## Exercise goal
Pictures stay out. Extract the lines below from the first one through the line with "const yTicks = [0, 0.02, 0.04, 0.06, 0.08, 0.10, 0.12];", both included.

--- Start of Entries shown ---

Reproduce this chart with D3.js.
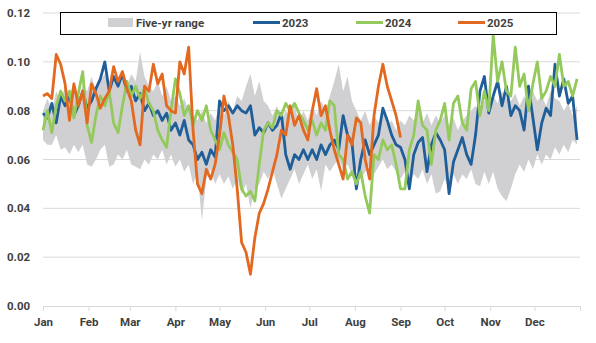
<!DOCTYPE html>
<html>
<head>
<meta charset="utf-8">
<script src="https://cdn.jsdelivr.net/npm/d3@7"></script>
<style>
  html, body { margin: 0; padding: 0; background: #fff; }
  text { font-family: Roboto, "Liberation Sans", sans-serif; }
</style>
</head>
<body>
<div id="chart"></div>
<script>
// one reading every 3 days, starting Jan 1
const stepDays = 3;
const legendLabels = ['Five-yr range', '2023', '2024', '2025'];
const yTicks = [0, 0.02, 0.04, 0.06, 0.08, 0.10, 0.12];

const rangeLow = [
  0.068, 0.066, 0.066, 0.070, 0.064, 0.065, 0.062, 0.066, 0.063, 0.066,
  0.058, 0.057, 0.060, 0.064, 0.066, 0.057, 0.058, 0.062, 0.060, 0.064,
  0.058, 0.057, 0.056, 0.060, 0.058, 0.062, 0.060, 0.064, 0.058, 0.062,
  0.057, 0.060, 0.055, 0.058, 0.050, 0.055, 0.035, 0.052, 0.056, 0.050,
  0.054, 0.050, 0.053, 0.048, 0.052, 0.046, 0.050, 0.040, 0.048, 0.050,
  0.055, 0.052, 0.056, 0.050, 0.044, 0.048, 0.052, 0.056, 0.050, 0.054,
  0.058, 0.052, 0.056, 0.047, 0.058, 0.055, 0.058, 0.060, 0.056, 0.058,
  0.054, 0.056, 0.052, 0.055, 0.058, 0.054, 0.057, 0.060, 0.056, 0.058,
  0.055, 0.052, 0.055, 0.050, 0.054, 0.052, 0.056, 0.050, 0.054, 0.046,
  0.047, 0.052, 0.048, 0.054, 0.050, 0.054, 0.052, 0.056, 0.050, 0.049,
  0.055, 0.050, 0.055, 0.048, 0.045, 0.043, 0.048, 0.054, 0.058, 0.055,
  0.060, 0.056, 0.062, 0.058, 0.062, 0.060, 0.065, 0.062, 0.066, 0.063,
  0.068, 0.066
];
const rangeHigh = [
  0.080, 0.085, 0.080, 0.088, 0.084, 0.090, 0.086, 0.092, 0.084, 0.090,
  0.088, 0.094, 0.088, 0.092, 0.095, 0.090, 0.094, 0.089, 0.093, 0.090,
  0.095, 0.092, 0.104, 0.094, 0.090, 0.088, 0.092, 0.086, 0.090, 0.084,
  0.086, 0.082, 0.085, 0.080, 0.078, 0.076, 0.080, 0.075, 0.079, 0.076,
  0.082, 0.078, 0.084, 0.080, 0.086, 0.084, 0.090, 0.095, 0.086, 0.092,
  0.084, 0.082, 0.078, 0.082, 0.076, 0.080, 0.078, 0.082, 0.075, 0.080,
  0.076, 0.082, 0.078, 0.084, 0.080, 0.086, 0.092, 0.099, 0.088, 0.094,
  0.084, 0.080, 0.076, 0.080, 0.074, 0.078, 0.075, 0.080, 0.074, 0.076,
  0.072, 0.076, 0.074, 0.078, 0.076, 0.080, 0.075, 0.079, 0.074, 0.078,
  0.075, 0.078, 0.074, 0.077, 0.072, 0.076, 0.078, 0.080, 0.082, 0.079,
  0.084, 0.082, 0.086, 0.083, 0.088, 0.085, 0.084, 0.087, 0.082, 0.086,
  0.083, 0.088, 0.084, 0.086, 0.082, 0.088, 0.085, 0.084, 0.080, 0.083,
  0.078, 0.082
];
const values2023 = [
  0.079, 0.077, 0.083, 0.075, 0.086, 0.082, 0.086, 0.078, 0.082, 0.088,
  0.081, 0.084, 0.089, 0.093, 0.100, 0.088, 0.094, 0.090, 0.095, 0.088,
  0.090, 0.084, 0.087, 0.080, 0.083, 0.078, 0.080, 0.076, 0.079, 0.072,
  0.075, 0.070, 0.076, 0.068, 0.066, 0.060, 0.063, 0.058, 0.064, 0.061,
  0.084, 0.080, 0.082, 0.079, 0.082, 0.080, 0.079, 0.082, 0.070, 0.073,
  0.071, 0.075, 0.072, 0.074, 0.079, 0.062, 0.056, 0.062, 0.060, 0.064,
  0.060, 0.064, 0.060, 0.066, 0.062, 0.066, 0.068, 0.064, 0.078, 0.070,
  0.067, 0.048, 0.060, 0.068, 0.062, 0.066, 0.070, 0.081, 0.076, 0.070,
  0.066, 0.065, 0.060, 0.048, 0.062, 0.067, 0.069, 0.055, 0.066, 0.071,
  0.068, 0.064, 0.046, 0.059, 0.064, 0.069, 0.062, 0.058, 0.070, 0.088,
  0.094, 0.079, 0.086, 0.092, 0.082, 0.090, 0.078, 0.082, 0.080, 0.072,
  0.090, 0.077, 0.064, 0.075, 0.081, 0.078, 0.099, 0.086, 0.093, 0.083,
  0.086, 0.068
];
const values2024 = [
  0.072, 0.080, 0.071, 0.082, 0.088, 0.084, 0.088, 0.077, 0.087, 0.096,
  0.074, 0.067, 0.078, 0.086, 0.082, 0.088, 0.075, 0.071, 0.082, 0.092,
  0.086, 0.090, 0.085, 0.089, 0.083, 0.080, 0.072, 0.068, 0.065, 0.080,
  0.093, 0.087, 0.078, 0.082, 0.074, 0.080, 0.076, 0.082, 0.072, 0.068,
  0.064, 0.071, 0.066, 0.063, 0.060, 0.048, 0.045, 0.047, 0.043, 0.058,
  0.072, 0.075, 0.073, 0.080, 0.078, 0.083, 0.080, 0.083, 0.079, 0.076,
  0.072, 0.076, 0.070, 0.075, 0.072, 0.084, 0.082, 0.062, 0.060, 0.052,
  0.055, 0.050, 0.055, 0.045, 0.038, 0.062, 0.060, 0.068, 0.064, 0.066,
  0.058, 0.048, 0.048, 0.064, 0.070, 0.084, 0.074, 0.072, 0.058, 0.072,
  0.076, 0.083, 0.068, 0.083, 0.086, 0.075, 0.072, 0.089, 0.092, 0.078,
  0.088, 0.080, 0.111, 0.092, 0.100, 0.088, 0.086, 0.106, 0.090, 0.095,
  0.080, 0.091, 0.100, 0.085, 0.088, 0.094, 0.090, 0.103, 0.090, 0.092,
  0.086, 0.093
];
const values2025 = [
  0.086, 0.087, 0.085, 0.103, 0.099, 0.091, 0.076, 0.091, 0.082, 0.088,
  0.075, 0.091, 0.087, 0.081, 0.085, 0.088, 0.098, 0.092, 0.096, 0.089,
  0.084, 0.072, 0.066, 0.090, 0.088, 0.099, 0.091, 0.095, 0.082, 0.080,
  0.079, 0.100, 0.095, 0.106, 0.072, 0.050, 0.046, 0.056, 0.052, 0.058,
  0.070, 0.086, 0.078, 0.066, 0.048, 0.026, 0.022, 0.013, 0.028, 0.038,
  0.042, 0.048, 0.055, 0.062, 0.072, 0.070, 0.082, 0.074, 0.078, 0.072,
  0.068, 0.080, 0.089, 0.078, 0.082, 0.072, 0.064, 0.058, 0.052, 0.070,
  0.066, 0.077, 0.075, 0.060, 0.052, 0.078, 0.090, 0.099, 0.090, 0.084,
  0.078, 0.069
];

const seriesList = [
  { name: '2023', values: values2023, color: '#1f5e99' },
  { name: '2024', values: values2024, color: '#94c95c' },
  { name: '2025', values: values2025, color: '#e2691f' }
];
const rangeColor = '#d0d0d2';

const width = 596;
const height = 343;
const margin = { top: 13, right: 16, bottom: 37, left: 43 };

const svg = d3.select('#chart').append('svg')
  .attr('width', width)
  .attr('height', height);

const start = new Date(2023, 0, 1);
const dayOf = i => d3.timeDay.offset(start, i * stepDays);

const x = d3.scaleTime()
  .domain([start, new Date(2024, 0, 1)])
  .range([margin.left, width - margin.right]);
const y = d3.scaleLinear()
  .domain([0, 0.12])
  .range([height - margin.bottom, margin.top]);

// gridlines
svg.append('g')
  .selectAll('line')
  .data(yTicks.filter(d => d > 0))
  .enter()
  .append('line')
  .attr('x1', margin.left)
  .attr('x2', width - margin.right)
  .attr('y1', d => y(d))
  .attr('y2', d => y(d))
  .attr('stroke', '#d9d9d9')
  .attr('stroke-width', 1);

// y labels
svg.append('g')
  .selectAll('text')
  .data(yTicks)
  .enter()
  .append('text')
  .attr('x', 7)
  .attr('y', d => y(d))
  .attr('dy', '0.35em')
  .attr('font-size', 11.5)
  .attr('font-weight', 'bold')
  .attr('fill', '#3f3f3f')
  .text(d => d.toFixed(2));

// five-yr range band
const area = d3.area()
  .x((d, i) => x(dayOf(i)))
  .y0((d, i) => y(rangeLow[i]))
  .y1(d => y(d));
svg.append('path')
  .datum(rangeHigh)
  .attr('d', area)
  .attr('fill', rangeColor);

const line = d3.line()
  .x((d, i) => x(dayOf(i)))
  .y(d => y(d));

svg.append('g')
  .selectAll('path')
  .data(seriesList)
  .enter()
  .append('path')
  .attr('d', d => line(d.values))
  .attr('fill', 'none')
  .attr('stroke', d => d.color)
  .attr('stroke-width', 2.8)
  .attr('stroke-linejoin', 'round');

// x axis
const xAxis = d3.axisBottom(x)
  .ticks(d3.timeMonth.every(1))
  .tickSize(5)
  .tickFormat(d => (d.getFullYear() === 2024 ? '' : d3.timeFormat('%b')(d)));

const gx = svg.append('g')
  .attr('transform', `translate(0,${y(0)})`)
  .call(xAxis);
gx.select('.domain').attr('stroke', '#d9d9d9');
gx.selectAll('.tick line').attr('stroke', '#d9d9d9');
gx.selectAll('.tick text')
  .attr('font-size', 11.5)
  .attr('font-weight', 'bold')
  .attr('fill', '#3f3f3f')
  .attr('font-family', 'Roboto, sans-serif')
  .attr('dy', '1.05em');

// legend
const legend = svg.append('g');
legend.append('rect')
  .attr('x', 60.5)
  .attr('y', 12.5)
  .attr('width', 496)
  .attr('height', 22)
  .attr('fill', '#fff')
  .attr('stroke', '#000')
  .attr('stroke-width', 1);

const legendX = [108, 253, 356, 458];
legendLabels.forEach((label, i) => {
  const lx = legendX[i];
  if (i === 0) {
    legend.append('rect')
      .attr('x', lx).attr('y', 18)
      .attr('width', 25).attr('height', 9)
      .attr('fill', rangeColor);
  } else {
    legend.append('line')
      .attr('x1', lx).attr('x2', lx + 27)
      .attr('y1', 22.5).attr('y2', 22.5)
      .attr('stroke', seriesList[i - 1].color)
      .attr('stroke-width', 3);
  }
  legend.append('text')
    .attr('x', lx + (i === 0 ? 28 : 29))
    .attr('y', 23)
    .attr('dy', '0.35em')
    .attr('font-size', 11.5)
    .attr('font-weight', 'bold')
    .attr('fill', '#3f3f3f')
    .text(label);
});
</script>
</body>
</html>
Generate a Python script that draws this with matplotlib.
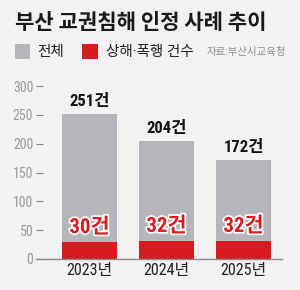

--- End of Entries shown ---

## The solution
Reproduce this chart with D3.js.
<!DOCTYPE html>
<html>
<head>
<meta charset="utf-8">
<script src="https://cdn.jsdelivr.net/npm/d3@7"></script>
<style>
  html, body { margin: 0; padding: 0; background: #fff; }
  text { font-family: Roboto, "Liberation Sans", sans-serif; }
</style>
</head>
<body>
<div id="chart"></div>
<script>
// one reading every 3 days, starting Jan 1
const stepDays = 3;
const legendLabels = ['Five-yr range', '2023', '2024', '2025'];
const yTicks = [0, 0.02, 0.04, 0.06, 0.08, 0.10, 0.12];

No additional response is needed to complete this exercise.